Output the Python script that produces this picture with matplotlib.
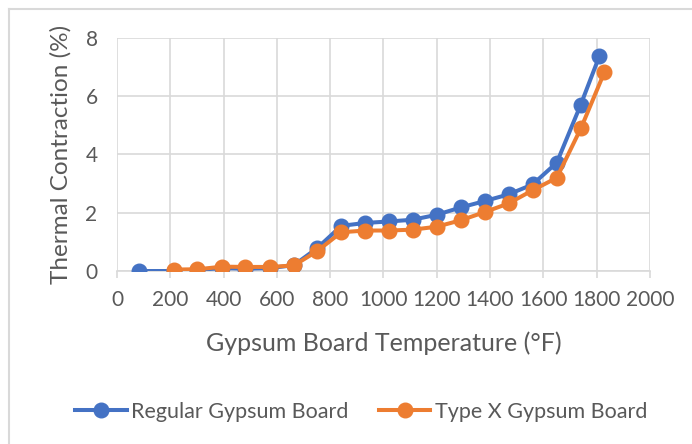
import matplotlib
matplotlib.use("Agg")
import matplotlib.pyplot as plt
from matplotlib.lines import Line2D

# temperatures (°F) and thermal contraction (%)
regular_temp = [82, 214, 302, 396, 482, 574, 664, 751, 842, 932, 1021,
                1110, 1200, 1290, 1380, 1470, 1560, 1651, 1740, 1811]
regular_contr = [0.0, 0.0, 0.04, 0.1, 0.08, 0.1, 0.2, 0.78, 1.55, 1.65, 1.7,
                 1.76, 1.93, 2.18, 2.4, 2.63, 2.97, 3.72, 5.69, 7.38]

typex_temp = [214, 302, 396, 482, 574, 664, 751, 842, 932, 1021,
              1111, 1200, 1290, 1380, 1470, 1560, 1651, 1742, 1830]
typex_contr = [0.05, 0.06, 0.15, 0.14, 0.14, 0.19, 0.68, 1.33, 1.39, 1.39,
               1.42, 1.52, 1.74, 2.02, 2.32, 2.77, 3.2, 4.91, 6.83]

xticks = list(range(0, 2001, 200))
yticks = [0, 2, 4, 6, 8]

txt = "#595959"
grid = "#d9d9d9"
plt.rcParams['font.family'] = ['Lato', 'DejaVu Sans']

fig = plt.figure(figsize=(6.92, 4.44), dpi=100)
ax = fig.add_axes([0.169, 0.3896, 0.77, 0.525])

ax.plot(regular_temp, regular_contr, color="#4472C4", lw=2.9, marker="o",
        ms=10.5, label="Regular Gypsum Board", zorder=3)
ax.plot(typex_temp, typex_contr, color="#ED7D31", lw=2.9, marker="o",
        ms=10.5, label="Type X Gypsum Board", zorder=4)

ax.set_xlim(0, 2000)
ax.set_ylim(0, 8)
ax.set_xticks(xticks)
ax.set_yticks(yticks)
ax.grid(True, color=grid, lw=1.2, zorder=0)
ax.set_axisbelow(True)
for s in ["top", "right", "left"]:
    ax.spines[s].set_visible(False)
ax.spines["bottom"].set_color(grid)
ax.spines["bottom"].set_linewidth(1.2)
ax.tick_params(axis="x", colors=txt, labelsize=15, length=5, width=1.2,
               color=grid, pad=9)
ax.tick_params(axis="y", colors=txt, labelsize=15, length=0, pad=14)
ax.set_xlabel("Gypsum Board Temperature (°F)", color=txt, fontsize=18, labelpad=15)
ax.set_ylabel("Thermal Contraction (%)", color=txt, fontsize=17.5, labelpad=10)

fig.legend(loc="center", bbox_to_anchor=(0.522, 0.072), ncol=2, frameon=False,
           fontsize=15.5, labelcolor=txt, handlelength=2.4, columnspacing=1.4,
           handletextpad=0.2)

# chart area frame (left and top edges)
W, H = 692, 444
fig.add_artist(Line2D([8.5 / W, 8.5 / W], [0, 1 - 9.5 / H], transform=fig.transFigure,
                      color=grid, lw=1.5))
fig.add_artist(Line2D([8.5 / W, 1], [1 - 9.5 / H, 1 - 9.5 / H], transform=fig.transFigure,
                      color=grid, lw=1.5))

fig.savefig("out.png", dpi=100)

##########

Leave the pictures out and reproduce exactly the lines from the top of the listing above through the line with "1.76, 1.93, 2.18, 2.4, 2.63, 2.97, 3.72, 5.69, 7.38]".

Output the Python script that produces this picture with matplotlib.
import matplotlib
matplotlib.use("Agg")
import matplotlib.pyplot as plt
from matplotlib.lines import Line2D

# temperatures (°F) and thermal contraction (%)
regular_temp = [82, 214, 302, 396, 482, 574, 664, 751, 842, 932, 1021,
                1110, 1200, 1290, 1380, 1470, 1560, 1651, 1740, 1811]
regular_contr = [0.0, 0.0, 0.04, 0.1, 0.08, 0.1, 0.2, 0.78, 1.55, 1.65, 1.7,
                 1.76, 1.93, 2.18, 2.4, 2.63, 2.97, 3.72, 5.69, 7.38]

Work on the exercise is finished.